Located in the space that housed the long-defunct Cactus Club, Bartaco (really, it's all lowercase, but newspapers refrain from getting too E.E. Cummings) is a harbinger of all the excitement yet to come in Hyde Park Village. There's Richard Gonzmart's Goody Goody, Rene Valenzuela's Taco Bus and Chris Ponte's On Swann, but based on a couple of recent visits, South Tampa is apoplectic with enthusiasm already. The place — all long U-shaped bar, rustic inverted basket lamps and crisp nautical white-and-navy patio furniture — is packed. Who are all these glamorous young people and why are they wearing such stylish footwear in the middle of summer?
You have to choose. Loud and inside or outside and humid? Either way, you're going to have fun. The service staff is excellent, and I'm not just saying that because one nice bartender handed us four round wooden tokens, emblazoned with the dragonfly and good for free tacos, because it was our first visit.
Once beveraged (see: Pisc-eau Sour, $11; spicy Humo Y Fuego with jalapeno and muddled tomatillo, $13; or the not-too-sweet house sangria, $8.50), a shared platter approach is the way to go. The only slightly weird part is that food arrives on a big paper-lined aluminum tray and you each get your own smaller paper-lined aluminum trays.
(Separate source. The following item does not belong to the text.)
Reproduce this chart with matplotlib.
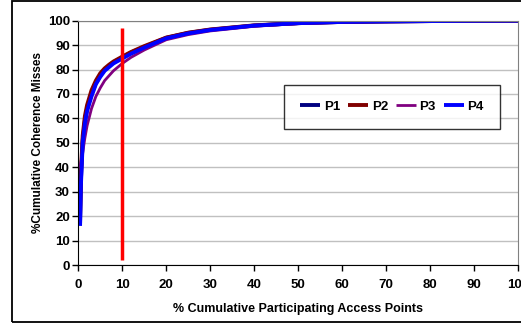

If you're trying to eat brown rice topped with a spoonful of pork-studded stewed black beans, say, it's awkward to eat saucy stuff off the paper. A quibble.
Chips are whole fried corn tortilla rounds, which you snap off into shards and dip into the lively green salsa ($3) or clearly-just-made chunky guac ($5 and $9). Bartaco is resoundingly vegetarian friendly, with the aforementioned cauliflower taco (remember, order three), a sauteed portobello one with fluffs of queso fresco and an interesting cigar-shaped falafel taco (all $2.50).
On the non-veg side, the fried oyster taco rocked, crunchy and tender-centered and briny-fresh, as did the sesame ribeye, both $3.50, and the fried Baja-style fish taco (we were told it was snapper, very tasty) and plush pork belly with a tangle of pickled red onion were runnerup tacos (both $2.50). Grilled corn encrusted with cotija cheese, a sprinkle of cayenne and a big squeeze of lime ($2.50) is going to wreak havoc on your teeth, but if you've got a Mona Lisa smile, it's worth it. And the spicy cuke salad and subtle-but-crunchy chipotle slaw (both $2.50) are admirable foils for your (3) cauliflower tacos.
With 12 taco fillings and 40 tequilas, Bartaco could be self-important, but it's not. The tall metal citrus juicers are pumping constantly, hostesses whirl around the room grabbing folks when tables are ready (no reservations, but they text you when you're on deck), and the restaurant exudes a frenzied conviviality. The frenzy may pipe down over time, but Bartaco's 'viv seems built in.